-- START GIVEN DATA --

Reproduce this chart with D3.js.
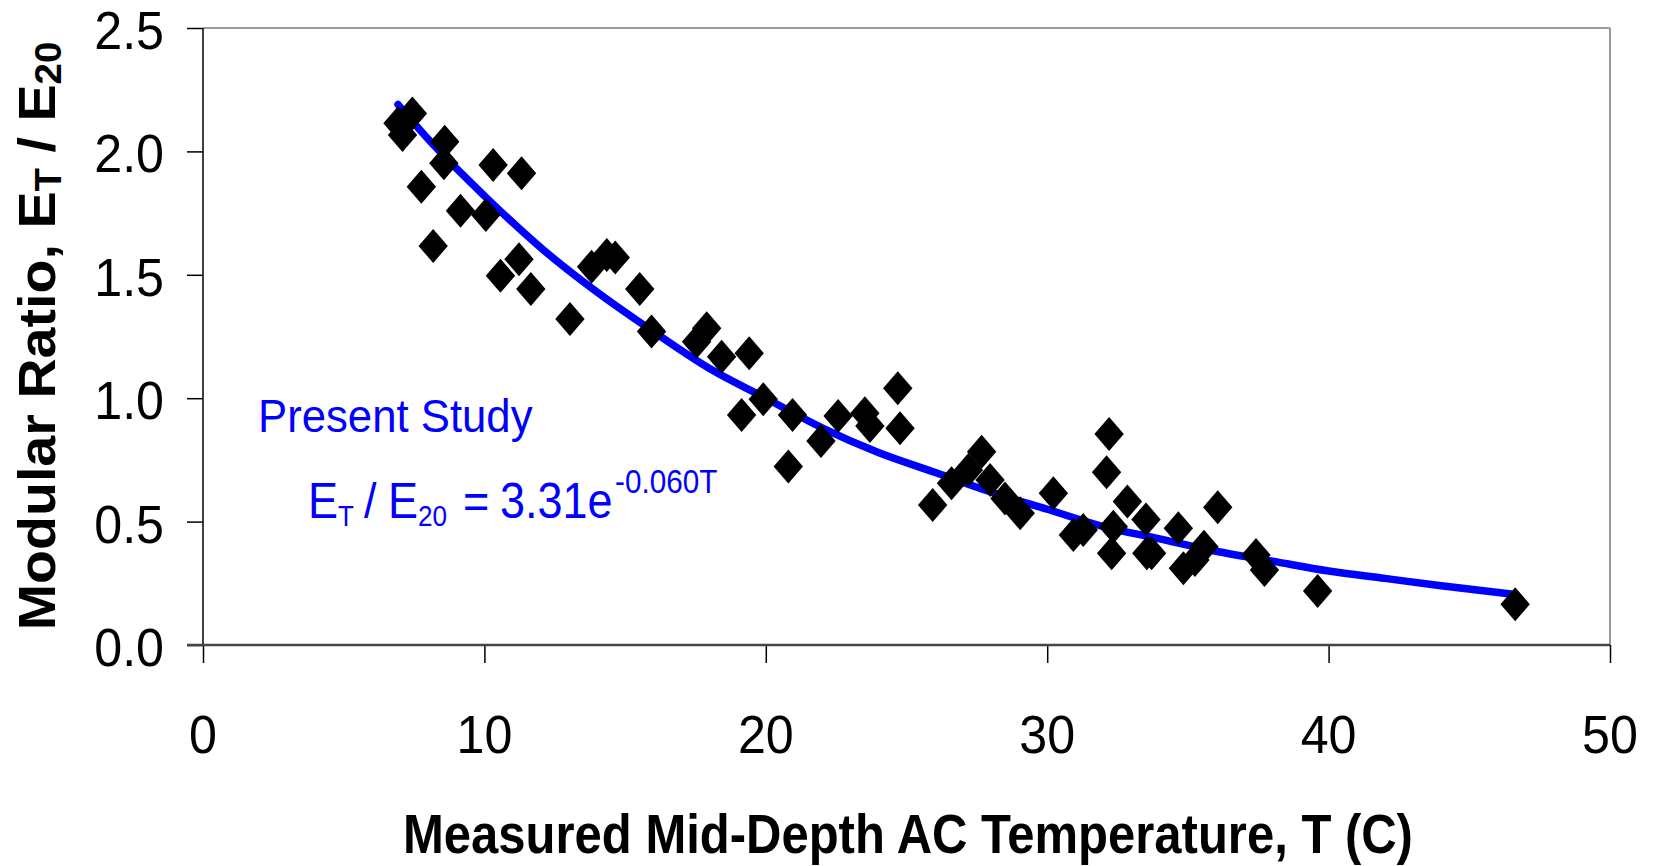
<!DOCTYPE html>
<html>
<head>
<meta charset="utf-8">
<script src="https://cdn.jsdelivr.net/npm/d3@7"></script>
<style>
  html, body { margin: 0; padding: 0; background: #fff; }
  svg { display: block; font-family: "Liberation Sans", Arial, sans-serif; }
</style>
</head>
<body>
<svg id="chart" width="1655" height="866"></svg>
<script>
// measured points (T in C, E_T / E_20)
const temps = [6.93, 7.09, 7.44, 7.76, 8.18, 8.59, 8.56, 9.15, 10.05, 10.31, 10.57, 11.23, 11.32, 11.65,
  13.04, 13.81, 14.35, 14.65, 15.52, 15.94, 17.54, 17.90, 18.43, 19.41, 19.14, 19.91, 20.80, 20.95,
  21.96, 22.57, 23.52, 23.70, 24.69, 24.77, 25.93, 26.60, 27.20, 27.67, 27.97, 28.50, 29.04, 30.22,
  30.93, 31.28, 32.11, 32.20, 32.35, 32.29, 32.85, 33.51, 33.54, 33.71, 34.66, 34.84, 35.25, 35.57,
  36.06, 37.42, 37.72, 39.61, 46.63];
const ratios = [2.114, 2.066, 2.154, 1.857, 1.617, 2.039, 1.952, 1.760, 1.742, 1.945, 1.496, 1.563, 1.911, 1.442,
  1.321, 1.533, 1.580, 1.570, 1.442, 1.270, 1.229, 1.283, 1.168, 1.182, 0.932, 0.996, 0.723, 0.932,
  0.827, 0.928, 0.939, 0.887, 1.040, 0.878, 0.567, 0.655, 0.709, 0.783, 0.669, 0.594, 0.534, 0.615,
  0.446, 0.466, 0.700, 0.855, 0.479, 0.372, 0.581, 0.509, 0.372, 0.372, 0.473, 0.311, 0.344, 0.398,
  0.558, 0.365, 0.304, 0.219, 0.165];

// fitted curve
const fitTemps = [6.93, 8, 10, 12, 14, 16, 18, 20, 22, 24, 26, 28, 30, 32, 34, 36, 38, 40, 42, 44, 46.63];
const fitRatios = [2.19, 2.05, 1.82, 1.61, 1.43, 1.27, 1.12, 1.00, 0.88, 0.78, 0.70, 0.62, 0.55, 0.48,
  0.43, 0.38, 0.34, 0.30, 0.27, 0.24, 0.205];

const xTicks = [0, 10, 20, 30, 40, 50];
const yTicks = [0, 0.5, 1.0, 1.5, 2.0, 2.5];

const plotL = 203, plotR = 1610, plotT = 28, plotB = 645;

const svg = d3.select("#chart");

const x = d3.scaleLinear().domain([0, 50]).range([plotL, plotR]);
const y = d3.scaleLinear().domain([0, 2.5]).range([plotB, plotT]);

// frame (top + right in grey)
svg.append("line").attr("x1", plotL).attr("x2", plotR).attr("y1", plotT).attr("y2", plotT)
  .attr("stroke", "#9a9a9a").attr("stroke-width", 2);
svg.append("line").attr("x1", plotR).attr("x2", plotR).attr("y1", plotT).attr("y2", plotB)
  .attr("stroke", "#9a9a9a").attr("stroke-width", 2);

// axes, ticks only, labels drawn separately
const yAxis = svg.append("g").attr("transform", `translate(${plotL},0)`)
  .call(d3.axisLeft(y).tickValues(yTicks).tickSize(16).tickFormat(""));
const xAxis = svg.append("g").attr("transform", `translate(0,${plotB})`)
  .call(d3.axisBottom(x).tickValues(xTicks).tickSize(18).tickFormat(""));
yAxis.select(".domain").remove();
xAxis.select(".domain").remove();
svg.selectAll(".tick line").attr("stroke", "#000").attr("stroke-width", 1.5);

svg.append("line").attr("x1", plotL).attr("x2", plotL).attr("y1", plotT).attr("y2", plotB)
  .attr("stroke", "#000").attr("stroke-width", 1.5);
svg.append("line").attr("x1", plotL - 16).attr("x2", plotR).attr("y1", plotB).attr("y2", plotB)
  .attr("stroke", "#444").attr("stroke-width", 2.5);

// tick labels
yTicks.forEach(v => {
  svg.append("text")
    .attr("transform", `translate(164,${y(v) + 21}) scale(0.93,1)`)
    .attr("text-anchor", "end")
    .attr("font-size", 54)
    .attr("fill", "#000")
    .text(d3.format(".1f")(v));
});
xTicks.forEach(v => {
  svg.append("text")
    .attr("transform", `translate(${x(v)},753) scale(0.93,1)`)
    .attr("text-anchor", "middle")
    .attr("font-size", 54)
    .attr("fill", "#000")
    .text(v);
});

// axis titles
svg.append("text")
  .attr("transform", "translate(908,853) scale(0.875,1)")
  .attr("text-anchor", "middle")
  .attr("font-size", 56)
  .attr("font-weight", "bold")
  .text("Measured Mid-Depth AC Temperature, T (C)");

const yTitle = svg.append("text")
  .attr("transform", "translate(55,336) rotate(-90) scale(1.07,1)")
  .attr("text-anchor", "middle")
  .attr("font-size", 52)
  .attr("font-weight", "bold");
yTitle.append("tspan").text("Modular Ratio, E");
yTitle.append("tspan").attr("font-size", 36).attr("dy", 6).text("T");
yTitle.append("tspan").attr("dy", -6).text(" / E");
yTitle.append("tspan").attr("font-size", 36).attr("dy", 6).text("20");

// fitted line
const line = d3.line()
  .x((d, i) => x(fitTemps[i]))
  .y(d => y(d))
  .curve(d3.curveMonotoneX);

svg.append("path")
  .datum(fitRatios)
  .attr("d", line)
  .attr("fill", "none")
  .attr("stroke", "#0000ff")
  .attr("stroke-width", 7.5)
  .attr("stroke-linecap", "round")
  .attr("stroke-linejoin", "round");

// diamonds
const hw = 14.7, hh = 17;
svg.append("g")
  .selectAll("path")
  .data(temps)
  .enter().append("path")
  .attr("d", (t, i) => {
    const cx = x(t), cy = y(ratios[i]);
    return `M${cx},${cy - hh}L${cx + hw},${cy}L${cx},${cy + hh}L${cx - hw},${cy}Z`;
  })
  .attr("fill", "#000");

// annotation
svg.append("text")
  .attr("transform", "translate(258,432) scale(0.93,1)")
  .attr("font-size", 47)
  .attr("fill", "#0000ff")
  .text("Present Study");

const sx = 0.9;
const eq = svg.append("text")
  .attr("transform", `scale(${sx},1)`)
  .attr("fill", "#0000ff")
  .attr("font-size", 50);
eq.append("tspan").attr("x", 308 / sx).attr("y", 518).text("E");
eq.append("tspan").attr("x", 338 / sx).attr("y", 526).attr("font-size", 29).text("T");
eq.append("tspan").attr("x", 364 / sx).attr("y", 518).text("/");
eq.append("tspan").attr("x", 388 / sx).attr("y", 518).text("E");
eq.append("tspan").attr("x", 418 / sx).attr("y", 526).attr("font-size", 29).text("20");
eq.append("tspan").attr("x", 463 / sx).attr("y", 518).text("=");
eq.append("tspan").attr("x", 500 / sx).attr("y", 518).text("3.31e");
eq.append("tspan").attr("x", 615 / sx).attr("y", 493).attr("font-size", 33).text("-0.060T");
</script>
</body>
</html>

-- END GIVEN DATA --

GOAL: Copy each line of the listing that includes "chart".

OUTPUT OF THE EXERCISE:
Reproduce this chart with D3.js.
<svg id="chart" width="1655" height="866"></svg>
const svg = d3.select("#chart");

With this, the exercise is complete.